Pero que no integren el gobierno no significa que los intelectuales no estén. Squella no lo duda: "Claro que están, aunque muchas veces les falte la tribuna que algunos medios les dan a una serie de alborotadores y alborotadoras. La actividad intelectual, lo mismo que la poesía, tiene escaso rating". Al hilo de esa idea, la antropóloga Sonia Montecino dice que los pensadores críticos han "perdido peso en la sociedad chilena, que valora más los balbuceos de la farándula que una idea construida con el rigor de las disciplinas".

Montecino, premio nacional de Humanidades, dice que los intelectuales sí han opinado sobre la contingencia. No siempre con la mejor tribuna, pero han tenido eco: "El problema es que los discursos críticos no tienen cabida en los estrechos medios masivos de circulación de las ideas, aunque es evidente que mucha gente busca informarse o tener otras miradas cuando se agotan libros como los de Alberto Mayol o Fernando Atria".

Montecino se refiere a libros como La mala educación y El otro modelo, de Atria, abogado partidario de una asamblea constituyente y quien fuera parte de la campaña de Bachelet; y No al lucro y El derrumbe del modelo, del sociólogo Alberto Mayol. Todos esos títulos llegaron a las listas de los más vendidos. Nada raro, cree el historiador Gabriel Salazar, quien también ha sido influyente en los movimientos sociales recientes. "Si nuestros trabajos han tenido eco, es porque más que sentarnos en un escritorio a elaborar ideas geniales, lo que hemos hecho es interpretar lo que la gente está deliberando al interior de la ciudadanía y la clase popular y transformarlo en propuestas", dice.

En cualquier caso, Salazar, premio nacional de Historia, no cree que corran vientos a favor de los intelectuales.

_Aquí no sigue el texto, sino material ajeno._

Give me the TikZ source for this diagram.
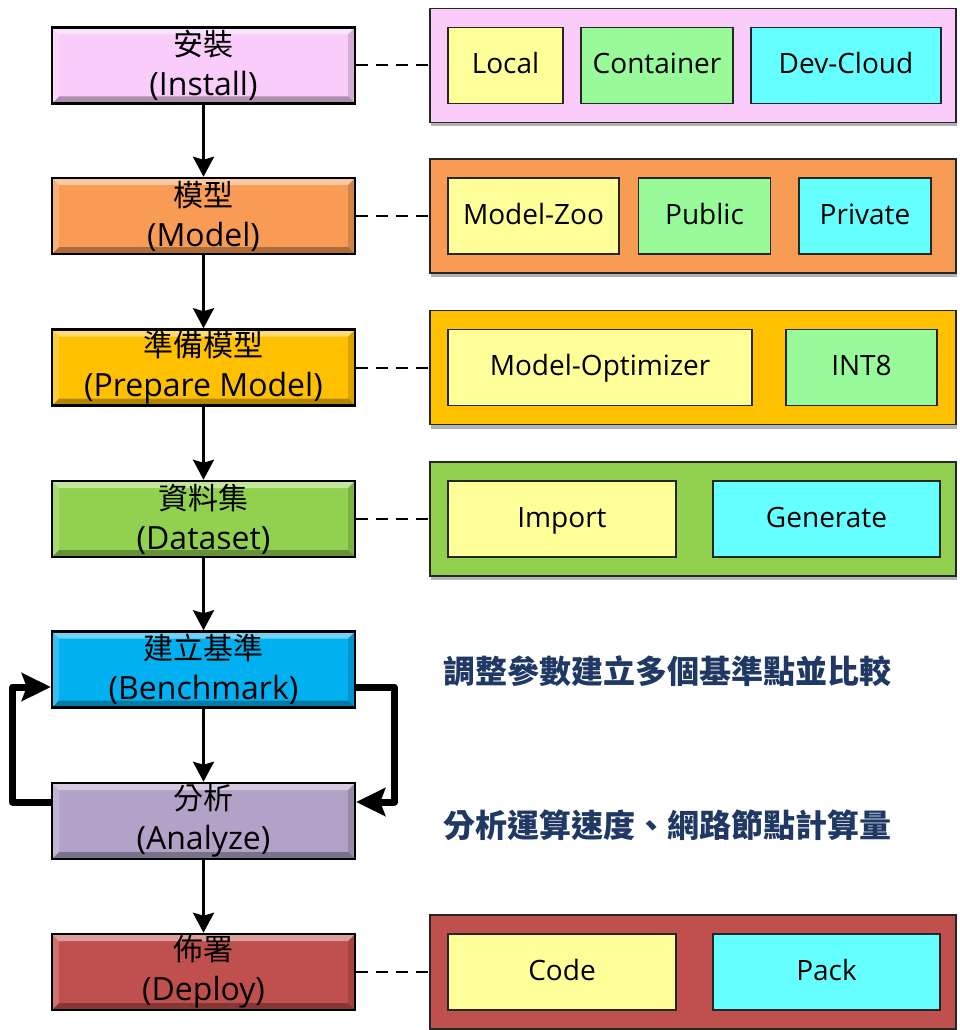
\documentclass[tikz,border=0pt]{standalone}
\usepackage{fontspec}
\setmainfont{Open Sans}
\newfontfamily\cjk{Noto Sans CJK TC}
\usetikzlibrary{arrows.meta,shadows}

\definecolor{installC}{HTML}{F9CCF9}
\definecolor{modelC}{HTML}{F79B55}
\definecolor{prepC}{HTML}{FFC000}
\definecolor{dataC}{HTML}{92D050}
\definecolor{benchC}{HTML}{00B0F0}
\definecolor{anaC}{HTML}{B3A2C7}
\definecolor{depC}{HTML}{C0504D}
\definecolor{itemY}{HTML}{FFFF99}
\definecolor{itemG}{HTML}{99FA99}
\definecolor{itemC}{HTML}{66FFFF}
\definecolor{noteC}{HTML}{203864}

\tikzset{
  bevel/.style={path picture={
    \fill[white,opacity=.45] (path picture bounding box.north west) -- (path picture bounding box.north east)
      -- ([xshift=-7pt,yshift=-7pt]path picture bounding box.north east) -- ([xshift=7pt,yshift=-7pt]path picture bounding box.north west) -- cycle;
    \fill[white,opacity=.2] (path picture bounding box.north west) -- ([xshift=7pt,yshift=-7pt]path picture bounding box.north west)
      -- ([xshift=7pt,yshift=7pt]path picture bounding box.south west) -- (path picture bounding box.south west) -- cycle;
    \fill[black,opacity=.3] (path picture bounding box.south west) -- (path picture bounding box.south east)
      -- ([xshift=-7pt,yshift=7pt]path picture bounding box.south east) -- ([xshift=7pt,yshift=7pt]path picture bounding box.south west) -- cycle;
    \fill[black,opacity=.15] (path picture bounding box.north east) -- ([xshift=-7pt,yshift=-7pt]path picture bounding box.north east)
      -- ([xshift=-7pt,yshift=7pt]path picture bounding box.south east) -- (path picture bounding box.south east) -- cycle;
  }},
  stage/.style={draw=black,line width=2.5pt,minimum width=303pt,minimum height=76pt,inner sep=0pt,
    align=center,font=\fontsize{32}{40}\selectfont,bevel},
  panel/.style={draw=black!85,line width=1.8pt,minimum width=526pt,minimum height=114pt,inner sep=0pt,
    drop shadow={shadow xshift=1pt,shadow yshift=-4pt,opacity=.3,fill=black}},
  item/.style={draw=black!85,line width=1.8pt,minimum height=76pt,inner sep=0pt,
    text height=22pt,text depth=6pt,font=\fontsize{28}{32}\selectfont},
  flow/.style={line width=3pt,-{Stealth[length=20pt,width=21pt,inset=3pt]}},
  loopback/.style={line width=7pt,line join=round,-{Stealth[length=29pt,width=28pt,inset=5pt]}},
  link/.style={line width=2pt,dash pattern=on 12pt off 8pt},
  note/.style={anchor=west,inner sep=0pt,text=noteC,font=\cjk\bfseries\fontsize{32}{32}\selectfont}
}

\begin{document}
\begin{tikzpicture}[x=1pt,y=-1pt]
\fill[white] (0,0) rectangle (959,1030);
\useasboundingbox (0,0) rectangle (959,1030);

% stages
\node[stage,fill=installC] (install) at (203.5,65.5) {{\cjk\fontsize{30}{40}\selectfont 安裝}\\(Install)};
\node[stage,fill=modelC] (model) at (203.5,216) {{\cjk\fontsize{30}{40}\selectfont 模型}\\(Model)};
\node[stage,fill=prepC] (prepare) at (203.5,367.5) {{\cjk\fontsize{30}{40}\selectfont 準備模型}\\(Prepare Model)};
\node[stage,fill=dataC] (dataset) at (203.5,519) {{\cjk\fontsize{30}{40}\selectfont 資料集}\\(Dataset)};
\node[stage,fill=benchC] (bench) at (203.5,669.5) {{\cjk\fontsize{30}{40}\selectfont 建立基準}\\(Benchmark)};
\node[stage,fill=anaC] (analyze) at (203.5,821) {{\cjk\fontsize{30}{40}\selectfont 分析}\\(Analyze)};
\node[stage,fill=depC] (deploy) at (203.5,972) {{\cjk\fontsize{30}{40}\selectfont 佈署}\\(Deploy)};

% panels
\node[panel,fill=installC] (installpanel) at (693,65.5) {};
\node[panel,fill=modelC] (modelpanel) at (693,216) {};
\node[panel,fill=prepC] (preppanel) at (693,367.5) {};
\node[panel,fill=dataC] (datapanel) at (693,519) {};
\node[panel,fill=depC] (deploypanel) at (693,972) {};

% items
\node[item,fill=itemY,minimum width=115pt] (local) at (505.5,65.5) {Local};
\node[item,fill=itemG,minimum width=152pt] (container) at (657,65.5) {Container};
\node[item,fill=itemC,minimum width=190pt] (devcloud) at (846,65.5) {Dev-Cloud};
\node[item,fill=itemY,minimum width=171pt] (modelzoo) at (533.5,216) {Model-Zoo};
\node[item,fill=itemG,minimum width=132pt] (public) at (704.5,216) {Public};
\node[item,fill=itemC,minimum width=132pt] (private) at (865,216) {Private};
\node[item,fill=itemY,minimum width=304pt] (optimizer) at (600,367.5) {Model-Optimizer};
\node[item,fill=itemG,minimum width=151pt] (int8) at (861.5,367.5) {INT8};
\node[item,fill=itemY,minimum width=228pt] (import) at (562,519) {Import};
\node[item,fill=itemC,minimum width=227pt] (generate) at (826.5,519) {Generate};
\node[item,fill=itemY,minimum width=228pt] (code) at (562,972) {Code};
\node[item,fill=itemC,minimum width=227pt] (pack) at (826.5,972) {Pack};

% notes
\node[note] (benchnote) at (443,671) {調整參數建立多個基準點並比較};
\node[note] (analyzenote) at (443,825) {分析運算速度、網路節點計算量};

% flow
\draw[flow] (install) -- (model);
\draw[flow] (model) -- (prepare);
\draw[flow] (prepare) -- (dataset);
\draw[flow] (dataset) -- (bench);
\draw[flow] (bench) -- (analyze);
\draw[flow] (analyze) -- (deploy);

% loop
\draw[loopback] ([yshift=19pt]analyze.west) -- ++(-38,0) |- ([yshift=-17.5pt]bench.west);
\draw[loopback] ([yshift=-17.5pt]bench.east) -- ++(38,0) |- ([yshift=19pt]analyze.east);

% links
\draw[link] (install) -- (installpanel);
\draw[link] (model) -- (modelpanel);
\draw[link] (prepare) -- (preppanel);
\draw[link] (dataset) -- (datapanel);
\draw[link] (deploy) -- (deploypanel);
\end{tikzpicture}
\end{document}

Quizás nunca han corrido: "¿Hubo intelectuales que dejaron su impronta en la conciencia política en la historia de Chile? Yo tengo mis dudas", dice. Aparte de figuras como Andrés Bello, Benjamín Vicuña Mackenna, Joaquín Edwards Bello o Mario Góngora, efectivamente parece difícil encontrar más que un puñado de intelectuales de verdad influyentes en nuestra historia. Hoy, plantea Salazar, tampoco hay "figuras señeras que marquen rumbos".

Para el abogado y rector de la Universidad Diego Portales, Carlos Peña, el papel de los intelectuales hoy es "escaso y desmedrado". Polemista influyente, Peña agrega: "Eso explica que en el debate público en Chile -especialmente político- exista una cierta falta de contención y, en cambio, se observe una cierta desmesura. Y es que allí donde los intelectuales no cumplen su función -la de someter a escrutinio racional todas las opiniones y propuestas, sin que eso signifique que deban ser neutrales-, los puntos de vista en juego se deslizan fácilmente hacia lo que podríamos llamar la falacia del racionalismo (que no es lo mismo que racionalidad): creer que todo lo que puede ser dicho o pensado puede ser realizado".

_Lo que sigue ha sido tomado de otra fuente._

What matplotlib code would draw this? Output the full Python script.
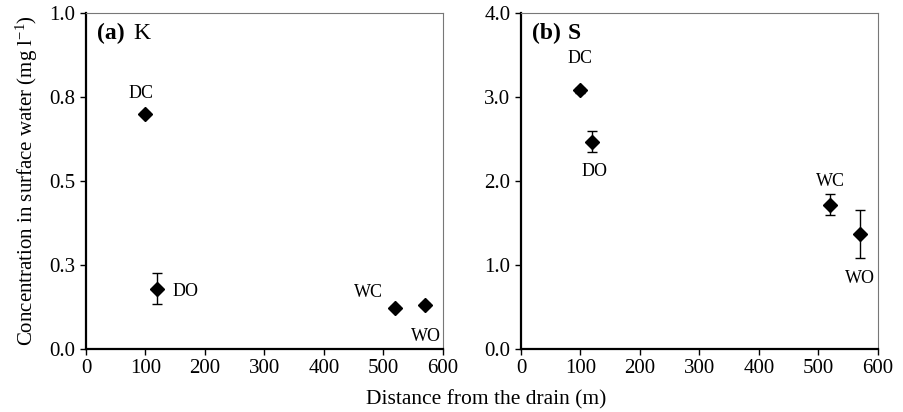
import numpy as np
import matplotlib as mpl
from matplotlib import pyplot as plt

mpl.rcParams.update({
    'font.family': 'serif',
    'font.serif': ['Liberation Serif', 'DejaVu Serif'],
    'mathtext.fontset': 'custom',
    'mathtext.rm': 'Liberation Serif',
    'mathtext.it': 'Liberation Serif:italic',
    'font.size': 14,
})

# data
sites = ['DC', 'DO', 'WC', 'WO']
distance = [100, 120, 520, 570]

k_mean = [0.70, 0.18, 0.123, 0.131]
k_err = [0.005, 0.045, 0.005, 0.005]

s_mean = [3.08, 2.47, 1.72, 1.365]
s_err = [0.03, 0.12, 0.13, 0.285]

# label positions (x, y) per site
k_lab = [(93, 0.76), (168, 0.17), (474, 0.167), (571, 0.038)]
s_lab = [(100, 3.46), (123, 2.115), (521, 1.99), (569, 0.84)]

fig = plt.figure(figsize=(9.04, 4.12), dpi=100)
axa = fig.add_axes([0.0951, 0.1529, 0.3949, 0.8155])
axb = fig.add_axes([0.5763, 0.1529, 0.3949, 0.8155])


def style(ax):
    for side in ['top', 'right']:
        ax.spines[side].set_color('#777777')
        ax.spines[side].set_linewidth(0.8)
    for side in ['left', 'bottom']:
        ax.spines[side].set_linewidth(1.6)
    ax.tick_params(direction='out', length=4, width=1, labelsize=15)
    ax.set_xlim(0, 600)
    ax.set_xticks(np.arange(0, 601, 100))


panels = [
    (axa, k_mean, k_err, k_lab, '(a)', 'K', 'normal', 1.0,
     [0, 0.25, 0.5, 0.75, 1.0], ['0.0', '0.3', '0.5', '0.8', '1.0']),
    (axb, s_mean, s_err, s_lab, '(b)', 'S', 'bold', 4.0,
     [0, 1, 2, 3, 4], ['0.0', '1.0', '2.0', '3.0', '4.0']),
]

for ax, mean, err, labpos, tag, elem, ew, ymax, yt, ytl in panels:
    style(ax)
    ax.errorbar(distance, mean, yerr=err, fmt='D', color='black', ms=7.5,
                ecolor='black', elinewidth=1, capsize=3.5, capthick=1)
    for name, (lx, ly) in zip(sites, labpos):
        ax.text(lx, ly, name, ha='center', va='center', fontsize=13)
    ax.set_ylim(0, ymax)
    ax.set_yticks(yt)
    ax.set_yticklabels(ytl)
    ax.text(0.03, 0.94, tag, transform=ax.transAxes, fontsize=17,
            fontweight='bold', va='center', ha='left')
    ax.text(0.132, 0.94, elem, transform=ax.transAxes, fontsize=17,
            fontweight=ew, va='center', ha='left')

axa.set_ylabel('Concentration in surface water (mg l$^{-1}$)', fontsize=15,
               labelpad=7)
fig.text(0.538, 0.03, 'Distance from the drain (m)', ha='center',
         va='center', fontsize=15.5)

fig.savefig('out.png', dpi=100)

Están en segunda fila, concuerda Mayol, pero para él quienes están en retirada no son los intelectuales. "Son los técnicos. Su peso es infinitamente más bajo que hace cinco años. Los intelectuales tienen un rol secundario hoy, pero tienen un rol", dice. Y añade: "Los técnicos de hoy no valen nada en el proceso político, aunque sean necesarios para calcular la cuenta de las reformas. Pero las definiciones políticas se están haciendo en el espacio público y en el esfuerzo de los políticos de robar banderas de los movimientos sociales".

Pensar hoy en intelectuales públicos en Chile es pensar en una contingencia en la que se juegan ideas. Para Salazar, por ejemplo, obliga a preguntarse por qué quien lidera una reforma educacional es un economista. Cavallo, en tanto, se pregunta por qué el Consejo Nacional de Cultura no está presidido por un intelectual, como en Francia. Pocas veces como hoy, cuando el destino del país pareciera poder planificarse, el ejercicio de la política luce como una zona a compartir con los intelectuales. Pero Squella separa aguas, evita idealizaciones: "Mientras los políticos cortan nudos, los intelectuales los desatan. Lo malo es que a veces los políticos cortan mal los nudos y los intelectuales añaden nudos sobre aquel que pretendían desatar".